My hair has a unique texture. My mother's hair is thick--each individual strand is thick in and of itself, and there are an awful lot of them as well--and coarse, and bright red. It's actually a lot like "Black people hair," even though she's white on the outside. My dad's hair is mostly not there these days, but the old pictures of him and his high-top fade attest to the fact that it is Black People Hair for sure. I haven't met any of our Native American relatives with hair, as my great-granddad didn't have any by the time I met him, but I can only assume it's probably dark and silky. Somewhere in all that you get me.

My hair is what my melanin-blessed folk call "That Good Hair." It's thick but soft and springy, with a smoothness and strength to it. Some of my melanin-challenged folk still think of it as coarse, but they're used to that fine, swooning silk they've got atop their own domes.

My hair and I have had a difficult relationship; it's been like a forced marriage between two people who don't speak the same language. We've communicated poorly, and it's been a long process learning to do it better. Sometime in high school I discovered short hair, which worked immensely well--it gave my curls a chance to shine, without all the dry length and damage to frizz it out. And in college I discovered Black People Hair Products, with which I have attacked and made sticky several of my melanin-challenged brethren.

Black People Hair Products tend to come in but a handful of categories: Greasy, Sticky, Caustic, Jiggly, and Candy Shell. They are EXTREMELY STRONG, whatever form they take. But that's what it takes. Styling white people hair is like folding satin napkins: you have to be careful and gentle with it. Styling Black people hair is like carving a hardwood table: you gotta use some elbow grease. Black people hair is also typically dry as hell. I know from anecdotal evidence and visual confirmation that white people hair tends to get quite oily and stringy-looking if they don't wash it every coupla days. Black people hair doesn't tend to come with its own oil, so it has to be purchased separately.

But with the magic of relaxers, non-pH-balanced shampoo, heavy conditioners, oils aplenty, heat, and satin wraps, I have managed to cultivate the delectable locks you have seen pictured.

Many people may ask, "Why? WHY?! You had such interesting, ethnic hair! The curls, the CURLS!!!" Many people have indeed asked that, with much wailing and gnashing of teeth. Relax. I can have the curls any time. I do in fact enjoy them a great deal (as evidenced by the college years when I was rockin' the Blaxploitation 'fro). But hot damn have I been waiting all my life to be able to toss my head and have my hair COME BACK DOWN for a change. To have the wind actually pick up the strands of my hair and tug at them, rather than just bouncing off and going "What the fuck did I just hit?" To not have a perpetual up-do. It's just about options, yo.

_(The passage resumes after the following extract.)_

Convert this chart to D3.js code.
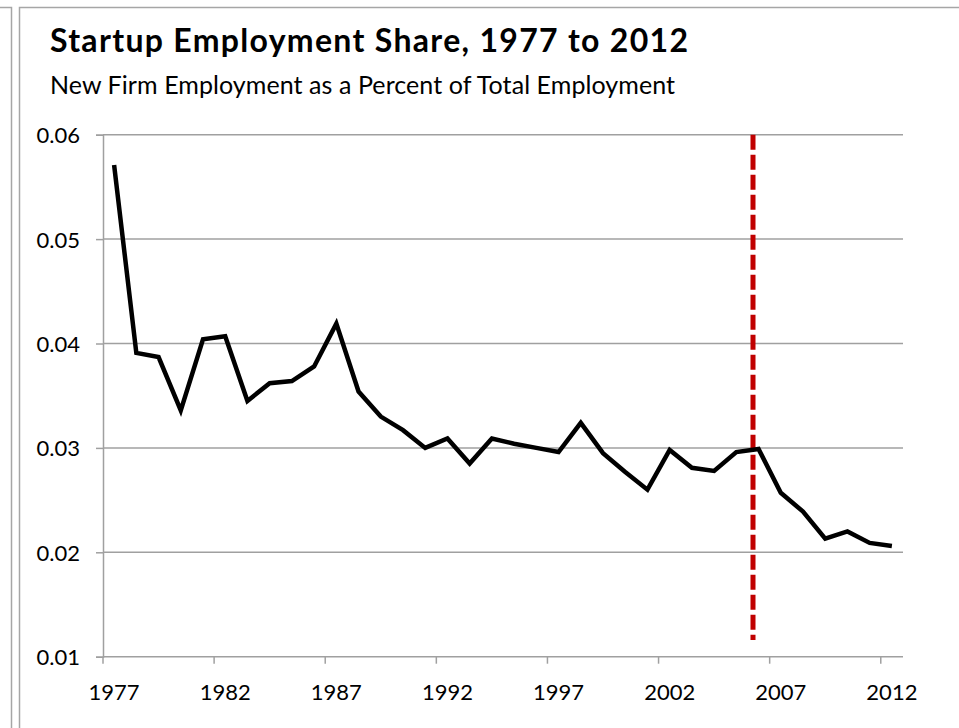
<!DOCTYPE html>
<html>
<head>
<meta charset="utf-8">
<script src="https://cdn.jsdelivr.net/npm/d3@7/dist/d3.min.js"></script>
<style>
  body { margin: 0; background: #fff; }
  svg text { font-family: Lato, "Open Sans", sans-serif; fill: #000; }
</style>
</head>
<body>
<div id="my_chart"></div>
<script>
// —————————— DATA
var years = d3.range(1977, 2013).map(String);
var shares = [
  0.0571, 0.0391, 0.0387, 0.0336, 0.0404, 0.0407, 0.0345, 0.0362, 0.0364, 0.0378,
  0.0419, 0.0354, 0.0330, 0.0317, 0.0300, 0.0309, 0.0285, 0.0309, 0.0304, 0.0300,
  0.0296, 0.0324, 0.0295, 0.0277, 0.0260, 0.0298, 0.0281, 0.0278, 0.0296, 0.0299,
  0.0257, 0.0239, 0.0213, 0.0220, 0.0209, 0.0206
];
var yTicks = [0.01, 0.02, 0.03, 0.04, 0.05, 0.06];
var xTickLabels = ['1977', '1982', '1987', '1992', '1997', '2002', '2007', '2012'];
// red dashed marker (year position, and vertical extent in share units)
var markerYear = 2005.75;
var markerRange = [0.0116, 0.06];

// —————————— SETUP
var W = 959, H = 728;
var plot = {left: 103, right: 903, top: 134.7, bottom: 656.7};

var svg = d3.select("#my_chart")
  .append("svg")
    .attr("width", W)
    .attr("height", H);

// outer frame (spreadsheet cell borders)
var frameCol = "#a6a6a6";
svg.append("path")
  .attr("d", "M0,7.5H11.5V" + H + " M19.5," + H + "V7.5H" + W)
  .attr("fill", "none")
  .attr("stroke", frameCol)
  .attr("stroke-width", 1.5);

var x = d3.scaleBand()
  .domain(years)
  .range([plot.left, plot.right])
  .padding(0);

var y = d3.scaleLinear()
  .domain([0.01, 0.06])
  .range([plot.bottom, plot.top]);

var xc = function(yr) { return x(yr) + x.bandwidth() / 2; };

// —————————— TITLES
svg.append("text")
  .attr("x", 50)
  .attr("y", 52)
  .style("font-size", "32px")
  .style("font-weight", "bold")
  .attr("textLength", 638)
  .attr("lengthAdjust", "spacing")
  .text("Startup Employment Share, 1977 to 2012");

svg.append("text")
  .attr("x", 50)
  .attr("y", 94)
  .style("font-size", "25px")
  .attr("textLength", 625)
  .attr("lengthAdjust", "spacing")
  .text("New Firm Employment as a Percent of Total Employment");

// —————————— GRID + AXES
var gridCol = "#a0a0a0";

svg.append("g")
  .selectAll("line")
  .data(yTicks.slice(1))
  .enter()
  .append("line")
    .attr("x1", plot.left)
    .attr("x2", plot.right)
    .attr("y1", function(d) { return y(d); })
    .attr("y2", function(d) { return y(d); })
    .attr("stroke", gridCol)
    .attr("stroke-width", 1.5);

var yAxis = svg.append("g")
  .attr("transform", "translate(" + plot.left + ",0)")
  .call(d3.axisLeft(y).tickValues(yTicks).tickSize(7).tickPadding(16)
    .tickFormat(d3.format(".2f")));
yAxis.select(".domain").attr("stroke", gridCol).attr("stroke-width", 1.5);
yAxis.selectAll(".tick line").attr("stroke", gridCol).attr("stroke-width", 1.5);
yAxis.selectAll(".tick text")
  .style("font-size", "22px")
  .attr("font-family", null)
  .attr("dy", "0.36em");

// x axis: ticks on category boundaries, labels on category centres
var xAxisG = svg.append("g");
xAxisG.append("line")
  .attr("x1", plot.left).attr("x2", plot.right)
  .attr("y1", y(0.01)).attr("y2", y(0.01))
  .attr("stroke", gridCol).attr("stroke-width", 1.5);

xAxisG.selectAll("line.tk")
  .data(xTickLabels)
  .enter()
  .append("line")
    .attr("class", "tk")
    .attr("x1", function(d) { return x(d); })
    .attr("x2", function(d) { return x(d); })
    .attr("y1", y(0.01))
    .attr("y2", y(0.01) + 7)
    .attr("stroke", gridCol)
    .attr("stroke-width", 1.5);

xAxisG.selectAll("text")
  .data(xTickLabels)
  .enter()
  .append("text")
    .attr("x", function(d) { return xc(d); })
    .attr("y", y(0.01) + 43)
    .attr("text-anchor", "middle")
    .style("font-size", "22px")
    .text(function(d) { return d; });

// —————————— MARKER LINE
var mx = d3.scaleLinear()
  .domain([1977, 2012])
  .range([xc("1977"), xc("2012")]);

svg.append("line")
  .attr("x1", mx(markerYear))
  .attr("x2", mx(markerYear))
  .attr("y1", y(markerRange[1]))
  .attr("y2", y(markerRange[0]))
  .attr("stroke", "#c00000")
  .attr("stroke-width", 5)
  .attr("stroke-dasharray", "15,5");

// —————————— DATA LINE
var line = d3.line()
  .x(function(d, i) { return xc(years[i]); })
  .y(function(d) { return y(d); });

svg.append("path")
  .datum(shares)
  .attr("d", line)
  .attr("fill", "none")
  .attr("stroke", "#000")
  .attr("stroke-width", 4.5)
  .attr("stroke-linejoin", "miter");
</script>
</body>
</html>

And all of this makes me think, makes me wonder. Sure, my mom knew more than the average cracka about Black hair. But I wonder what it's been like for her to have a child who looks so much like her...and yet so not. Seeing us apart, people would probably never guess we're even related. But put us next to each other and watch us smile, and it's like "You mean I can get that in Ivory AND Khaki?" I wonder how my mom feels about the fact that I have, by default, been identified more with my dad's people? About the fact that, much like a certain Magic Mulatto in the not-so-White House, people don't always count her in my genetic makeup.

I think she probably feels a lot like many other parents of multiracial children feel: she loves me, and she's proud of me and the fact that my skin is a different color than hers doesn't matter a bit. I'm her little girl, regardless of how old I get, or how poofy my hair is.